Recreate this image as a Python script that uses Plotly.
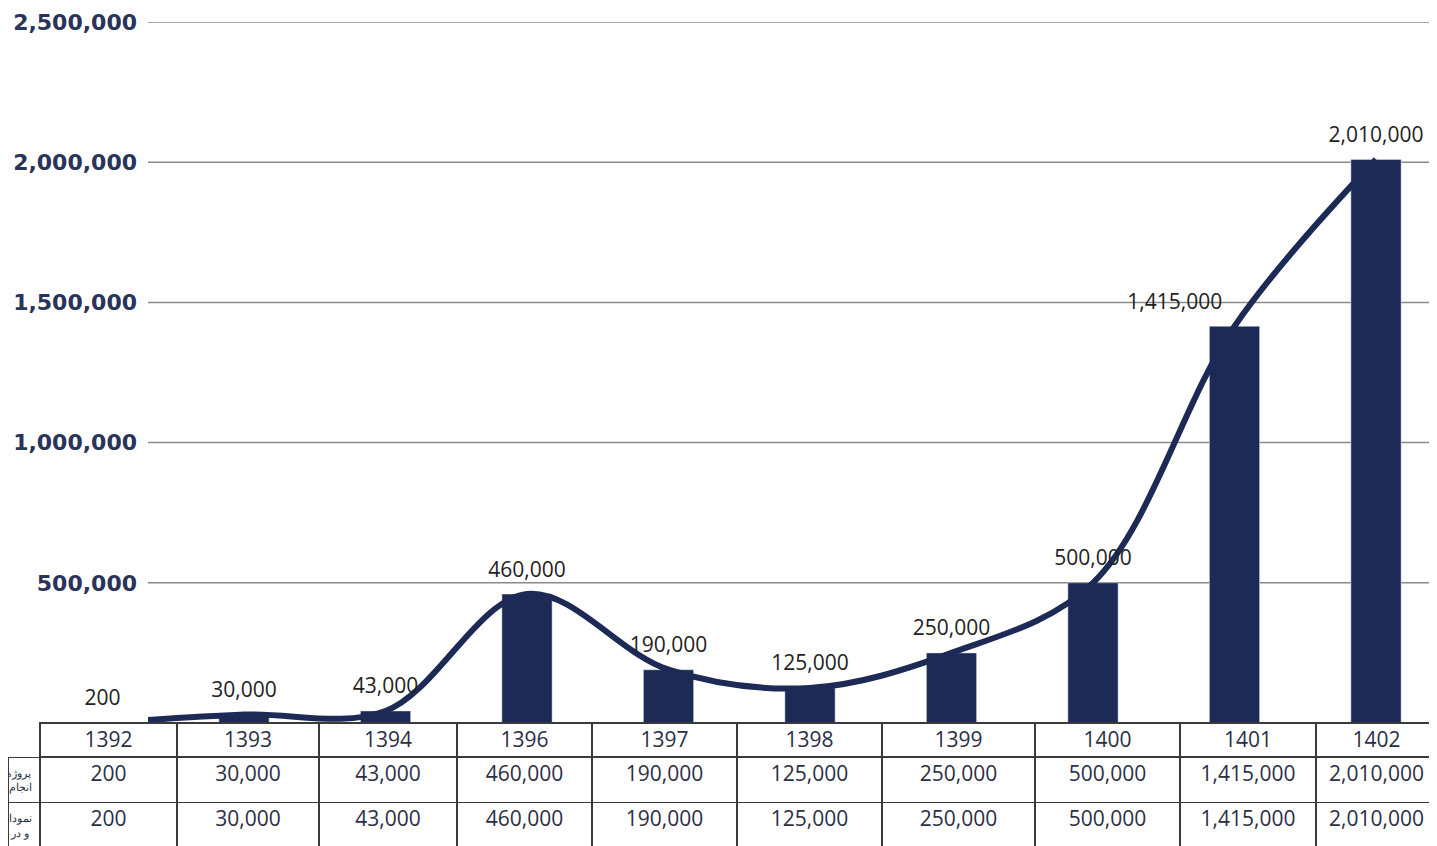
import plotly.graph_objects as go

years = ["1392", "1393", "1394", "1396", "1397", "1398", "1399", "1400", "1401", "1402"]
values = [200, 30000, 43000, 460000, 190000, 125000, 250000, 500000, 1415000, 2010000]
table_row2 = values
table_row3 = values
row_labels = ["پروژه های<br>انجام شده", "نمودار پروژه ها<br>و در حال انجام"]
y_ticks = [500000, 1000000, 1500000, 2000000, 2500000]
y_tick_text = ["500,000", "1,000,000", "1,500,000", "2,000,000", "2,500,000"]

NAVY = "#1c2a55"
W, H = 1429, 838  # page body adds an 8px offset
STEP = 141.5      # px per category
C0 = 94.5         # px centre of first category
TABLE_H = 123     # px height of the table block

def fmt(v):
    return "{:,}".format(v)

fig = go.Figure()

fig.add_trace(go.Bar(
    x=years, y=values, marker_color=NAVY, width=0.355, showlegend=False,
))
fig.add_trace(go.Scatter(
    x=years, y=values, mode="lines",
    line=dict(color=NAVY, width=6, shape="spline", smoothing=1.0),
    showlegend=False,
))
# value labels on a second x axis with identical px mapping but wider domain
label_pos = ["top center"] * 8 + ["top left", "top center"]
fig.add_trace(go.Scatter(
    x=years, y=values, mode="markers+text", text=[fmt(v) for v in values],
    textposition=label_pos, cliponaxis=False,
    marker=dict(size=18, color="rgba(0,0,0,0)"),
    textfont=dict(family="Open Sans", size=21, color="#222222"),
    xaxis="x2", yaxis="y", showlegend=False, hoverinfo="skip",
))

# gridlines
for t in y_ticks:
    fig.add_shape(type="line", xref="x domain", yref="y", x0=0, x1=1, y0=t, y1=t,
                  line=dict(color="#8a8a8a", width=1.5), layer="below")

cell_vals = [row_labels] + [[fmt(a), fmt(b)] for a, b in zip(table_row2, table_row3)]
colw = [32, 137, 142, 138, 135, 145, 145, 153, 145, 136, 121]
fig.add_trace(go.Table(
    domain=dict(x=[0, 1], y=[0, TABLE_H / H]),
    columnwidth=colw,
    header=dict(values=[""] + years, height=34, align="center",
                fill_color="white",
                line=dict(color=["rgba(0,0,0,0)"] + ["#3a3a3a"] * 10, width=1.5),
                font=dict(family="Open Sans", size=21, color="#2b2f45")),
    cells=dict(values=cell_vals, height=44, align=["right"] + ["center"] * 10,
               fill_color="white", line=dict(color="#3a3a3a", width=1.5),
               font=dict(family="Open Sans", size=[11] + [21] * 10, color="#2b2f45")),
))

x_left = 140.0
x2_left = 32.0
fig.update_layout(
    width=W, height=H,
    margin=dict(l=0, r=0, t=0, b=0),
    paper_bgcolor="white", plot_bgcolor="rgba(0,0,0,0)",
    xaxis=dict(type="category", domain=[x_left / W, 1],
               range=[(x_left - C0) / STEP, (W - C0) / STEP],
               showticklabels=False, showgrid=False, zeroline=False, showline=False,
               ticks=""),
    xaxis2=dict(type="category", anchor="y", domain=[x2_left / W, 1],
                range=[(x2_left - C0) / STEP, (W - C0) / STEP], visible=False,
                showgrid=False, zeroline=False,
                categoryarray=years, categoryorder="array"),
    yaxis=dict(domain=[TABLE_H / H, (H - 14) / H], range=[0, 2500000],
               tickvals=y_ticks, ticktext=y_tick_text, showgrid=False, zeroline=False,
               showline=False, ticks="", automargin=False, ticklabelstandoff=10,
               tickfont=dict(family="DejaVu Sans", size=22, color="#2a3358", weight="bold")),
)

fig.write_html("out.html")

Problem statement
Leave out the pictures, then repeat the listing above exactly from its first line to the line with "import plotly.graph_objects as go", inclusive.

Worked answer
Recreate this image as a Python script that uses Plotly.
import plotly.graph_objects as go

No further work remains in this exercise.